Part of my steps towards this, was to take a big, honest, look and feel, at the “darker” aspects of myself that were lurking in my shadow…
The amount of anger was the hardest thing for me to accept about myself...that was in the shadow…that I pushed much of it down, because:
I didn’t want to feel so angry (and I judged myself for it)
I didn’t want to express it because, from my heart, I didn’t want anyone to feel hurt by anything that I said, or did…
Because it conflicted with (part of) my self image that I was a “good, caring, kind, compassionate, person”…
Because I pushed much of the anger down, I rarely expressed it (other than sometimes, when I was a teenager, saying things like “this world is shit” “it’s such a cold/cruel world”…but when it came to people, I rarely expressed my anger, even when they had been “out of order” to me…just the occasional time when I had had enough, and exploded (not violently as in physically, rarely insults, but they did happen at times).
I often felt like a “victim” and quiet unassertive “doormat” than I am now (I’m not totally independent all the time in every way, and sometimes still feel victimised with some things, but it’s a lot less than it used to be).
Repressing and not owning up to the amount of anger and judgment, that was inside of me, for all of the reasons that I mentioned above, wasn’t very “healthy”, however, I can see, that there are times in a person’s life, when they are not strong enough, not open enough, to face these things in their shadow…so, the timing may have been “right” for me, and some of us will have different times/years, when we are more ready for the “shadow work”.
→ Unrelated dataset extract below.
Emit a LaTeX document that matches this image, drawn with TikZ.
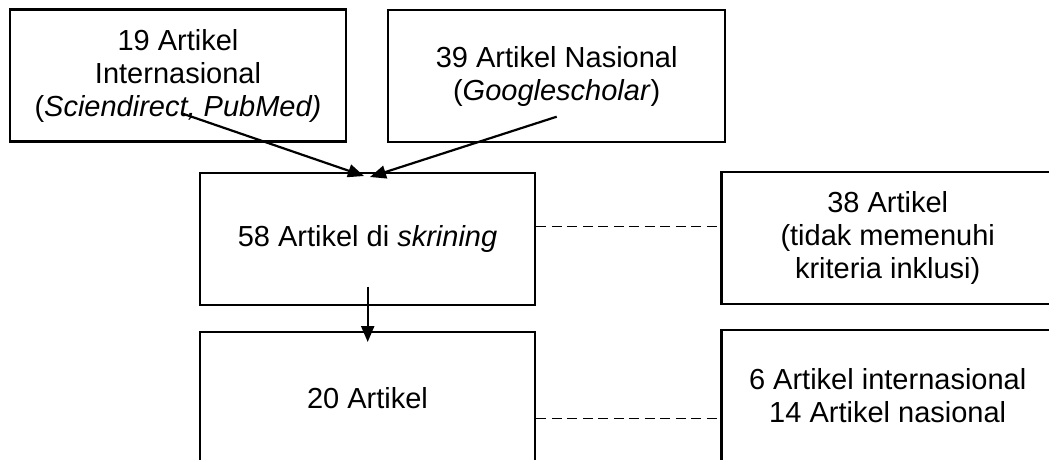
\documentclass[tikz,border=0pt]{standalone}
\usepackage{fontspec}
\setmainfont{Liberation Sans}
\usetikzlibrary{arrows.meta}
\tikzset{
  box/.style={draw=black, line width=2.5pt, fill=none, align=center,
    inner sep=0pt, minimum width=335pt, minimum height=132pt,
    font=\fontsize{29}{33}\selectfont},
  flow/.style={line width=2.2pt, -{Triangle[length=16pt,width=13pt]}},
  link/.style={line width=1.3pt, dash pattern=on 10pt off 5.5pt},
}
\begin{document}
\begin{tikzpicture}[x=1pt,y=-1pt]
  \useasboundingbox (0,0) rectangle (1049,459);
  \clip (0,0) rectangle (1049,459);
  \fill[white] (0,0) rectangle (1049,459);

  % sources
  \node[box, minimum width=336pt] (intl) at (178,75.5)
    {19 Artikel\\Internasional\\(\textit{Sciendirect, PubMed)}};
  \node[box, minimum width=337pt] (nasl) at (556.7,76)
    {39 Artikel Nasional\\(\textit{Googlescholar})};

  % screening and result
  \node[box] (skrin) at (367.5,239) {58 Artikel di \textit{skrining}};
  \node[box] (hasil) at (367.5,398) {20 Artikel};

  % side notes
  \node[box, minimum width=332pt] (eksk) at (887.7,238)
    {38 Artikel\\(tidak memenuhi\\kriteria inklusi)};
  \node[box, minimum width=332pt] (rinci) at (887.7,396)
    {6 Artikel internasional\\14 Artikel nasional};

  % arrow anchors
  \coordinate (intlStart) at (181.7,113.3);
  \coordinate (intlEnd) at (364,176);
  \coordinate (naslStart) at (556.7,116.7);
  \coordinate (naslEnd) at (370,177);
  \coordinate (skrinStart) at (367.7,286.7);
  \coordinate (hasilEnd) at (367.7,342);

  \draw[flow] (intlStart) -- (intlEnd);
  \draw[flow] (naslStart) -- (naslEnd);
  \draw[flow] (skrinStart) -- (hasilEnd);

  % dashed links
  \draw[link] (skrin.east |- 0,226.7) -- (eksk.west |- 0,226.7);
  \draw[link] (hasil.east |- 0,418.5) -- (rinci.west |- 0,418.5);
\end{tikzpicture}
\end{document}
The shadow could be like a bottomless pit, and we probably will never fully face all of it, or totally heal every aspects of ourselves, in this lifetime (I could be “wrong” on this).
But, what’s important to me, that I face in the shadow, is the most personal things there, that effect my life and those of others around me…
I have a big, kind, heart, but I am not a “saint”, and no one is.
I have confronted (not all of) my fears on IS, and expressed some of my "shadow" aspects (subconsciously, or when they were coming out and processed), and have grown (somewhat) in doing so, though at times it has been difficult and painful. I sometimes thought/felt/believed/hoped, that this could help others understand and grow and heal, in whatever ways...
I used to sometimes feel some fear of a few people here, and sometimes judge them “negatively” and see them in a less colourful way, than I do now…
I want to thank those members here (who had faced and accepted more of the darker aspects of themselves, than I had done), who have been a help to me in facing and owning up to, some of the “darker” aspects in my shadow…
To me, facing my shadow (and not all of it), has been a very important and useful process, for growth, and for healing (I’m not done yet, of course!).
These things are not “who we are” (though they are a part of our human experience), and these things do not make us “negative” or “bad” people. It does not make us "not good enough". It does not make us "unlovable".
It has made me more understanding and aware of some things (in others and in myself), it has made me stronger in certain ways, it has made me wiser in some ways, it has made me more balanced in some ways, yet I am still stupid, ignorant, and foolish, sometimes…
I’m “human” like we all are.
Well, I hope that sharing this will be helpful to some in some way.